--- TASK REQUIREMENTS ---
Pictures stay out of this copy, which runs from the first line of the material through the line containing "const peak208Err = [0.16, 0.15, 0.14, 0.14, 0.11, 0.055]".
----------
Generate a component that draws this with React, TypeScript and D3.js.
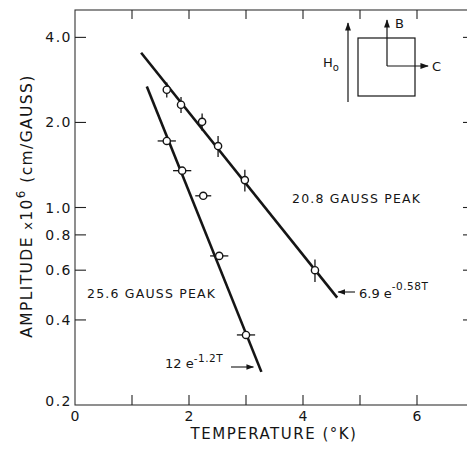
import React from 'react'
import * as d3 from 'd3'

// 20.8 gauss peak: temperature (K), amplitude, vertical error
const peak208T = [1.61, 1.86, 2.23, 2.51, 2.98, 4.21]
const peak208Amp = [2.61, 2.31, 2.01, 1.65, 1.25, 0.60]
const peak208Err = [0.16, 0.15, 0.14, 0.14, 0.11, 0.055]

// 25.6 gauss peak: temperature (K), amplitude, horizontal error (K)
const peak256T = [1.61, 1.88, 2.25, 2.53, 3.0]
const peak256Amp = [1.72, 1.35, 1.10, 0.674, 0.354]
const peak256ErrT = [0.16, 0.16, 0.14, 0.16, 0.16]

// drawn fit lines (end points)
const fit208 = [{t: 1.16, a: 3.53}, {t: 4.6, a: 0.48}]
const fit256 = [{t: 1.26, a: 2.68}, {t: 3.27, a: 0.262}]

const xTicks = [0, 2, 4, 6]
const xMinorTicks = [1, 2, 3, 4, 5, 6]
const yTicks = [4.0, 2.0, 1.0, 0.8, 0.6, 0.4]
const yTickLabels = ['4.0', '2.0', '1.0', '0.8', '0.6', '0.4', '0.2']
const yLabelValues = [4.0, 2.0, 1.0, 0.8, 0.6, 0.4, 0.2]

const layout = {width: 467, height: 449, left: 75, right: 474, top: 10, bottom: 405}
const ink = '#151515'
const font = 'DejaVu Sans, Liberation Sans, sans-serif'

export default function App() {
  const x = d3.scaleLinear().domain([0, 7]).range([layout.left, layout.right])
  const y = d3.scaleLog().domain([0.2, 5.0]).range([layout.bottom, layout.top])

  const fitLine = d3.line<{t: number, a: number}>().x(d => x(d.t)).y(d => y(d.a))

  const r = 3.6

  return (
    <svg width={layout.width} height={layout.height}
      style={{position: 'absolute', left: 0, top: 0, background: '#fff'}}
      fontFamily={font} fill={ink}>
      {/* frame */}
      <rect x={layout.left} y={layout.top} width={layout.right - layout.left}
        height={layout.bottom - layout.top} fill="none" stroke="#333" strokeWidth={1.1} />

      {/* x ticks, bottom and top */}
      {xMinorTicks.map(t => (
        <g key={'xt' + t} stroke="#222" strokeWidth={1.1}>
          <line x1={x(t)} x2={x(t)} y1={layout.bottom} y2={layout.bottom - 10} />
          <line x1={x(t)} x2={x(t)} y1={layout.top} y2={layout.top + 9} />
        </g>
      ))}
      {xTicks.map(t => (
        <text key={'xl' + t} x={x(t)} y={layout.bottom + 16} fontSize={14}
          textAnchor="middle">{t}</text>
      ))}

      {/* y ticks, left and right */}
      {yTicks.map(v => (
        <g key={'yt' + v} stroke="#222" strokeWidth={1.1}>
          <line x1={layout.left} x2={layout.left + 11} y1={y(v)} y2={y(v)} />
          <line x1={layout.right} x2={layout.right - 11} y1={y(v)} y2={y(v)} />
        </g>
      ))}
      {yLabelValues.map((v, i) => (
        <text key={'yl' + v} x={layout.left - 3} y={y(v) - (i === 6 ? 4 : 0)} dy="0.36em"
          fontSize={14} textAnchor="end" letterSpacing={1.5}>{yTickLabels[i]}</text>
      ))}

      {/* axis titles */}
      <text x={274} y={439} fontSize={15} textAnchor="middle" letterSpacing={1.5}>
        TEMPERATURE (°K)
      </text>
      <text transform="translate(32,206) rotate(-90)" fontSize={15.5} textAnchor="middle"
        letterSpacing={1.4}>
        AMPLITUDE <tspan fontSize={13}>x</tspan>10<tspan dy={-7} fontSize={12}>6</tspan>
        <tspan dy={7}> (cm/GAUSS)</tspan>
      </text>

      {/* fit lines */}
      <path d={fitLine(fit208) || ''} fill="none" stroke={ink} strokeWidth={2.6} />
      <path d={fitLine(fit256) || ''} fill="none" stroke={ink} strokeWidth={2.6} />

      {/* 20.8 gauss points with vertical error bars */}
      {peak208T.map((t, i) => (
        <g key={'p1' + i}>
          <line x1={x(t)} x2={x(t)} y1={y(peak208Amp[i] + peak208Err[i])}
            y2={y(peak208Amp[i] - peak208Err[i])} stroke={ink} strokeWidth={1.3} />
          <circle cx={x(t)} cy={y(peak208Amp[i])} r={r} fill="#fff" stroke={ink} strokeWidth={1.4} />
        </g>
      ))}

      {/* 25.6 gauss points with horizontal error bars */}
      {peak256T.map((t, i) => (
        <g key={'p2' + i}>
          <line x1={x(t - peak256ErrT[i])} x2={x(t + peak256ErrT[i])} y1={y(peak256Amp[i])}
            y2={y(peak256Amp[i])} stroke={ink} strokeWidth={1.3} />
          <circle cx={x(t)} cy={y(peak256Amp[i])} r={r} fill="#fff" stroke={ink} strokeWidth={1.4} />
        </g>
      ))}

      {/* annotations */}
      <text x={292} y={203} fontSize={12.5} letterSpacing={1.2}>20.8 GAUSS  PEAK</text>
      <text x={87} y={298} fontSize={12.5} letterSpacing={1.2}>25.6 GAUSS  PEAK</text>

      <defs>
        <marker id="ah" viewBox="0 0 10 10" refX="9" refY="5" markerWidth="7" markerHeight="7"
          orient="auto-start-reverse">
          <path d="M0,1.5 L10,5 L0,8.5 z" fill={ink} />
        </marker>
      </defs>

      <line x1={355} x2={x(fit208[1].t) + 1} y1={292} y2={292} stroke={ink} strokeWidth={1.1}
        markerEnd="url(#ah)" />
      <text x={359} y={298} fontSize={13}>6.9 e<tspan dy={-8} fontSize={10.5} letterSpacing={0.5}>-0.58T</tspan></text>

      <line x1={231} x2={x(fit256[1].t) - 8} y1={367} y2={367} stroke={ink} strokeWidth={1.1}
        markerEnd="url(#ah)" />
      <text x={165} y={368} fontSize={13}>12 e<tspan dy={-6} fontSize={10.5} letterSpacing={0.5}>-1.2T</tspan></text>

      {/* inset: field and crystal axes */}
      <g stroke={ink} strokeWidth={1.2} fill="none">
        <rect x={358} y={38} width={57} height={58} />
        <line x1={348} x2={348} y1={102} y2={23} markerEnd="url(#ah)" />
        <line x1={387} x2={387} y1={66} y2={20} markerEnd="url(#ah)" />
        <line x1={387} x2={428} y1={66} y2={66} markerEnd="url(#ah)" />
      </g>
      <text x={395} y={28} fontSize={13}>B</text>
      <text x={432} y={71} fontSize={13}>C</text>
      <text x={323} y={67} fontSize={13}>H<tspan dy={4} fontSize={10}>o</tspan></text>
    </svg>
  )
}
----------
--- FULL OUTPUT ---
Generate a component that draws this with React, TypeScript and D3.js.
import React from 'react'
import * as d3 from 'd3'

// 20.8 gauss peak: temperature (K), amplitude, vertical error
const peak208T = [1.61, 1.86, 2.23, 2.51, 2.98, 4.21]
const peak208Amp = [2.61, 2.31, 2.01, 1.65, 1.25, 0.60]
const peak208Err = [0.16, 0.15, 0.14, 0.14, 0.11, 0.055]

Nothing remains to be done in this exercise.